I wanted to repost this list of FDA approvals of immunotherapeutics that blogger, Brad Loncar has published (***). I made a word cloud of his results and, as expected, Keytruda (pembrolizumab) and Opivid (nivolumab) had the greatest hits for therapies. In recent years the PD-1 inhibitor, Keytruda, has galvanized the immunotherapy field. Keytruda has been found to show indications in advanced non-small cell lung cancer, advanced melanoma, head and neck squamous cell carcinoma, Hodgkin lymphoma, and advanced urothelia bladder cancer. Hopefully, more malignancies can be targeted by Keytruda, along with other drugs.
Anyone who works in the realm of biomedical research at one point or another has been asked this question, “When will we have a cure for cancer?” Sometimes this question can be annoying, because many people believe that cancer will be cured with one silver bullet. However, one cannot be too annoyed with the question, because it is a fairly honest question. We have been researching, reporting about, and experiencing the ups and downs of cancer for ages. After President Nixon declared war on cancer in 1971, many politicians have promised a cure for this deadly malady. Since a large portion of biomedical research is funded through various governmental funding agencies, the people, as taxpayers, have a right to ask this question.
This blog update based on an article published by Eva Kiesler and Meredith Begley (***), which lists five reasons for continued optimism in cancer research. Here, I will touch on three of these reasons that I find very interesting and exciting.
Precision Medicine: In 2015, President Obama announced a $215 million genetic research plan to genetically map one million people, to research the genetic causes of various cancers, and to gauge new drugs and treatments. Of course many of these ideas set forth this initiative may change under the current administration, which has not been very friendly towards science in general. Of course there is some good mixed with the bad in the field of Precision Medicine. Some of the good can be realized in: understanding the genetic background of new diagnoses, detecting diseases at earlier stages, and developing personalized treatments. However, there are several drawbacks to this field of study that resonate with critics. The biggest criticism is what happens if all of this genetic information falls into the wrong hands. Would someone be denied insurance coverage or a job based on his/her genetic background? Time will only tell how Precision Medicine will help or hinder cancer research, especially under this new administration.
Immunotherapy: Over the past couple of years, immunotherapy has become a very “sexy” field in cancer research. Generally put, immunotherapy uses a patient’s own immune system to fight his/her cancer. It has been long believed that the “cure” for cancer lies in immunology, because cancer basically evades the surveillance mechanism of the immune system. PD-1 inhibitors represent the first class of immunotherapies, but plenty of others inhibitors are quickly catching up to PD-1 inhibitors. Recently, epacdodostat [Indoleamine 2, 3-odioxygenase (IDO) inhibitor], produced by Incyte Corporation, has had great success in combination with PD-1 inhibitors for treating non-small cell lung cancer and kidney cancer. Many people inside and outside of the laboratory have high hopes for immunotherapy, especially through combination treatment.

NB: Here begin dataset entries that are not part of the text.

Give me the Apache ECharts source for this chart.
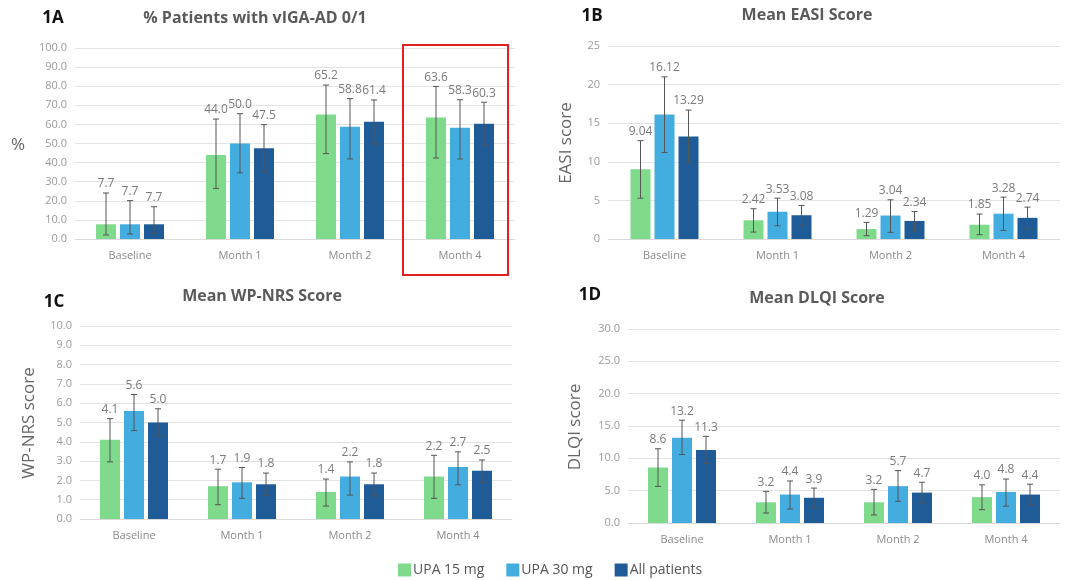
<!DOCTYPE html>
<html>
<head>
<meta charset="utf-8">
<script src="https://cdn.jsdelivr.net/npm/echarts@6/dist/echarts.min.js"></script>
<style>html,body{margin:0;padding:0;background:#fff}#c{width:1065px;height:580px}</style>
</head>
<body>
<div id="c"></div>
<script>
const categories = ['Baseline', 'Month 1', 'Month 2', 'Month 4'];
const seriesNames = ['UPA 15 mg', 'UPA 30 mg', 'All patients'];

// 1A % Patients with vIGA-AD 0/1
const a_upa15 = [7.7, 44.0, 65.2, 63.6];
const a_upa15_lo = [2.1, 26.4, 44.7, 42.4];
const a_upa15_hi = [24.1, 62.8, 80.6, 79.9];
const a_upa30 = [7.7, 50.0, 58.8, 58.3];
const a_upa30_lo = [2.6, 34.6, 41.9, 41.9];
const a_upa30_hi = [20.1, 65.6, 73.5, 72.9];
const a_all = [7.7, 47.5, 61.4, 60.3];
const a_all_lo = [3.2, 35.2, 49.7, 48.8];
const a_all_hi = [16.9, 59.9, 72.8, 71.6];

// 1B Mean EASI Score
const b_upa15 = [9.04, 2.42, 1.29, 1.85];
const b_upa15_lo = [5.29, 0.90, 0.43, 0.56];
const b_upa15_hi = [12.74, 3.92, 2.15, 3.23];
const b_upa30 = [16.12, 3.53, 3.04, 3.28];
const b_upa30_lo = [11.2, 1.72, 0.86, 1.12];
const b_upa30_hi = [21.0, 5.29, 5.08, 5.42];
const b_all = [13.29, 3.08, 2.34, 2.74];
const b_all_lo = [9.9, 1.8, 1.1, 1.35];
const b_all_hi = [16.7, 4.35, 3.57, 4.13];

// 1C Mean WP-NRS Score
const c_upa15 = [4.1, 1.7, 1.4, 2.2];
const c_upa15_lo = [2.96, 0.74, 0.67, 1.07];
const c_upa15_hi = [5.2, 2.58, 2.07, 3.3];
const c_upa30 = [5.6, 1.9, 2.2, 2.7];
const c_upa30_lo = [4.58, 1.07, 1.24, 1.77];
const c_upa30_hi = [6.45, 2.67, 2.96, 3.48];
const c_all = [5.0, 1.8, 1.8, 2.5];
const c_all_lo = [4.3, 1.22, 1.2, 1.9];
const c_all_hi = [5.71, 2.38, 2.38, 3.06];

// 1D Mean DLQI Score
const d_upa15 = [8.6, 3.2, 3.2, 4.0];
const d_upa15_lo = [5.66, 1.54, 1.24, 2.06];
const d_upa15_hi = [11.48, 4.9, 5.2, 5.9];
const d_upa30 = [13.2, 4.4, 5.7, 4.8];
const d_upa30_lo = [10.6, 2.16, 3.35, 2.6];
const d_upa30_hi = [15.9, 6.5, 8.1, 6.8];
const d_all = [11.3, 3.9, 4.7, 4.4];
const d_all_lo = [9.2, 2.4, 3.1, 2.8];
const d_all_hi = [13.4, 5.4, 6.3, 6.0];

const colors = ['#7fda8b', '#44ade0', '#1f5b97'];
const FONT = '"Open Sans", "Noto Sans", sans-serif';

const panels = [
  {vals:[a_upa15,a_upa30,a_all], lo:[a_upa15_lo,a_upa30_lo,a_all_lo], hi:[a_upa15_hi,a_upa30_hi,a_all_hi], dec:1, min:0, max:100, interval:10, tickDec:1,
   grid:{left:75, right:550, top:48, bottom:341}},
  {vals:[b_upa15,b_upa30,b_all], lo:[b_upa15_lo,b_upa30_lo,b_all_lo], hi:[b_upa15_hi,b_upa30_hi,b_all_hi], dec:2, min:0, max:25, interval:5, tickDec:0,
   grid:{left:608, right:5, top:46, bottom:341}},
  {vals:[c_upa15,c_upa30,c_all], lo:[c_upa15_lo,c_upa30_lo,c_all_lo], hi:[c_upa15_hi,c_upa30_hi,c_all_hi], dec:1, min:0, max:10, interval:1, tickDec:1,
   grid:{left:80, right:553, top:326, bottom:61}},
  {vals:[d_upa15,d_upa30,d_all], lo:[d_upa15_lo,d_upa30_lo,d_all_lo], hi:[d_upa15_hi,d_upa30_hi,d_all_hi], dec:1, min:0, max:30, interval:5, tickDec:1,
   grid:{left:628, right:5, top:329, bottom:57}}
];

const BAR_W = 20, GAP = 4;
const grids = [], xAxes = [], yAxes = [], series = [];
panels.forEach((p, pi) => {
  grids.push(p.grid);
  xAxes.push({type:'category', gridIndex:pi, data:categories,
    axisLine:{lineStyle:{color:'#d9d9d9'}}, axisTick:{show:false},
    axisLabel:{color:'#8a8a8a', fontSize:11, fontFamily:FONT, margin:11}});
  yAxes.push({type:'value', gridIndex:pi, min:p.min, max:p.max, interval:p.interval,
    axisLine:{show:false}, axisTick:{show:false},
    splitLine:{lineStyle:{color:'#e3e3e3'}},
    axisLabel:{color:'#9a9a9a', fontSize:11, fontFamily:FONT, margin:8,
      formatter:(v)=>v.toFixed(p.tickDec)}});
  for (let s = 0; s < 3; s++) {
    series.push({type:'bar', name:seriesNames[s], xAxisIndex:pi, yAxisIndex:pi,
      data:p.vals[s], barWidth:BAR_W, barGap:(GAP/BAR_W*100)+'%',
      itemStyle:{color:colors[s]}, z:2});
  }
  for (let s = 0; s < 3; s++) {
    const off = (s - 1) * (BAR_W + GAP);
    series.push({type:'custom', xAxisIndex:pi, yAxisIndex:pi, z:5, silent:true,
      data: categories.map((c, i) => [i, p.vals[s][i], p.lo[s][i], p.hi[s][i]]),
      encode:{x:0, y:[2,3]},
      renderItem:(params, api) => {
        const i = api.value(0);
        const top = api.coord([i, api.value(3)]);
        const bot = api.coord([i, api.value(2)]);
        const x = top[0] + off;
        const st = {stroke:'#555', lineWidth:1};
        return {type:'group', children:[
          {type:'line', shape:{x1:x, y1:top[1], x2:x, y2:bot[1]}, style:st},
          {type:'line', shape:{x1:x-3, y1:top[1], x2:x+3, y2:top[1]}, style:st},
          {type:'line', shape:{x1:x-3, y1:bot[1], x2:x+3, y2:bot[1]}, style:st},
          {type:'text', x:x, y:top[1]-3, style:{text:api.value(1).toFixed(p.dec),
            textAlign:'center', textVerticalAlign:'bottom', fill:'#7a7a7a',
            font:'12px ' + FONT}}
        ]};
      }});
  }
});

function txt(x, y, text, size, weight, color, rot) {
  return {type:'text', x:x, y:y, rotation:rot||0, z:10,
    style:{text:text, font:(weight||'normal') + ' ' + size + 'px ' + FONT, fill:color,
      textAlign:'center', textVerticalAlign:'middle'}};
}

const graphics = [
  txt(53, 18, '1A', 17, 'bold', '#111'),
  txt(255, 18, '% Patients with vIGA-AD 0/1', 16, 'bold', '#5a5a5a'),
  txt(18, 145, '%', 17, 'normal', '#666'),
  txt(592, 16, '1B', 17, 'bold', '#111'),
  txt(807, 15, 'Mean EASI Score', 16, 'bold', '#5a5a5a'),
  txt(566, 143, 'EASI score', 17, 'normal', '#666', Math.PI/2),
  txt(54, 302, '1C', 17, 'bold', '#111'),
  txt(262, 296, 'Mean WP-NRS Score', 16, 'bold', '#5a5a5a'),
  txt(29, 423, 'WP-NRS score', 17, 'normal', '#666', Math.PI/2),
  txt(590, 295, '1D', 17, 'bold', '#111'),
  txt(817, 298, 'Mean DLQI Score', 16, 'bold', '#5a5a5a'),
  txt(575, 427, 'DLQI score', 17, 'normal', '#666', Math.PI/2),
  {type:'rect', z:10, shape:{x:403, y:45, width:105, height:230},
   style:{fill:'none', stroke:'#e0201f', lineWidth:2}}
];

const chart = echarts.init(document.getElementById('c'));
chart.setOption({
  animation:false,
  backgroundColor:'#fff',
  grid:grids, xAxis:xAxes, yAxis:yAxes, series:series,
  legend:{data:seriesNames, left:393, top:560, padding:[2,5,2,5], itemWidth:13, itemHeight:13, itemGap:22,
    icon:'rect', textStyle:{color:'#555', fontSize:14, lineHeight:16, fontFamily:FONT, padding:[0,0,0,-3]}},
  graphic:graphics
});
</script>
</body>
</html>
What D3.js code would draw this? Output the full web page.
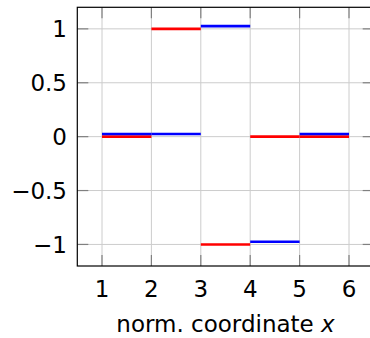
<!DOCTYPE html>
<html><head><meta charset="utf-8">
<script src="https://cdn.jsdelivr.net/npm/d3@7"></script>
<style>body{margin:0;background:#fff}svg{display:block}text{font-family:"DejaVu Sans",sans-serif}</style>
</head><body><svg id="c" width="370" height="338"></svg>
<script>
const cellStarts = [1, 2, 3, 4, 5];
const redValues = [0, 1, -1, 0, 0];
const blueValues = [0.025, 0.025, 1.025, -0.975, 0.025];
const xTicks = [1, 2, 3, 4, 5, 6];
const yTicks = [-1, -0.5, 0, 0.5, 1];

const svg = d3.select("#c");
const L = 77.3, R = 373.7, T = 7.3, B = 266;
const x = d3.scaleLinear().domain([0.5, 6.5]).range([L, R]);
const y = d3.scaleLinear().domain([-1.2, 1.2]).range([B, T]);
const fmt = v => (v < 0 ? "\u2212" : "") + Math.abs(v);

// grid
svg.append("g").selectAll("line").data(xTicks).join("line")
  .attr("x1", d => x(d)).attr("x2", d => x(d)).attr("y1", T).attr("y2", B)
  .attr("stroke", "#cccccc").attr("stroke-width", 1);
svg.append("g").selectAll("line").data(yTicks).join("line")
  .attr("x1", L).attr("x2", R).attr("y1", d => y(d)).attr("y2", d => y(d))
  .attr("stroke", "#cccccc").attr("stroke-width", 1);

// tick marks (inside, all four sides)
const tl = 11;
const tk = svg.append("g").attr("stroke", "#808080").attr("stroke-width", 1.2);
tk.selectAll(".xb").data(xTicks).join("line").attr("x1", d => x(d)).attr("x2", d => x(d)).attr("y1", B).attr("y2", B - tl);
tk.selectAll(".xt").data(xTicks).join("line").attr("x1", d => x(d)).attr("x2", d => x(d)).attr("y1", T).attr("y2", T + tl);
tk.selectAll(".yl").data(yTicks).join("line").attr("y1", d => y(d)).attr("y2", d => y(d)).attr("x1", L).attr("x2", L + tl);
tk.selectAll(".yr").data(yTicks).join("line").attr("y1", d => y(d)).attr("y2", d => y(d)).attr("x1", R).attr("x2", R - tl);

// series
function drawSeries(vals, color) {
  svg.append("g").selectAll("line").data(cellStarts).join("line")
    .attr("x1", d => x(d)).attr("x2", d => x(d + 1))
    .attr("y1", (d, i) => y(vals[i])).attr("y2", (d, i) => y(vals[i]))
    .attr("stroke", color).attr("stroke-width", 2.6);
}
drawSeries(redValues, "#ff0000");
drawSeries(blueValues, "#0000ff");

// frame
svg.append("rect").attr("x", L).attr("y", T).attr("width", R - L).attr("height", B - T)
  .attr("fill", "none").attr("stroke", "#000").attr("stroke-width", 1.2);

// tick labels
svg.append("g").selectAll("text").data(xTicks).join("text")
  .attr("x", d => x(d)).attr("y", 297).attr("text-anchor", "middle")
  .attr("font-size", 23).text(d => d);
svg.append("g").selectAll("text").data(yTicks).join("text")
  .attr("x", 67).attr("y", d => y(d) + 8.3).attr("text-anchor", "end")
  .attr("font-size", 23).text(fmt);

// axis label
const xl = svg.append("text").attr("x", (L + R) / 2).attr("y", 332).attr("text-anchor", "middle").attr("font-size", 23);
xl.append("tspan").text("norm. coordinate ");
xl.append("tspan").attr("font-style", "italic").text("x");
</script></body></html>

Cell-based Therapies: A few years ago, chimeric antigen receptor (CAR) T cells jumped on the scene as an intriguing way to attack cancer cells. This technology makes “killer” T-cells from a patient’s own blood cells. A patient’s T cells are collected; the cells are genetically modified to attack a specific types of proteins expressed on cancer cells; and then these genetically-modified cells are re-introduced into the patient. A major concern with this technology is that one has to modify the T-cells for targets that are expressed on cancer cells and not on healthy cells. In many cases, similar proteins can be expressed on both cancer and normal cells. Since this technology is very personalized, it will take very specialized laboratories to manufacture these cells. Typically, when you get into this extreme level of specialized medicine, the price tag is not cheap. Currently, Novartis and Kite Pharma are two companies that are in the lead for getting this therapy approved by the FDA for treating acute lymphoblastic leukemia and B-cell non-Hodgkin lymphoma, respectively.
Although we have not eliminated various types of cancer, I think that we are well on our way. Here, I touched on three exciting areas of cancer research that may provide some answers in the field of oncology. I think that we are in a very exciting moment of cancer research but time will tell how effective these new therapies will be.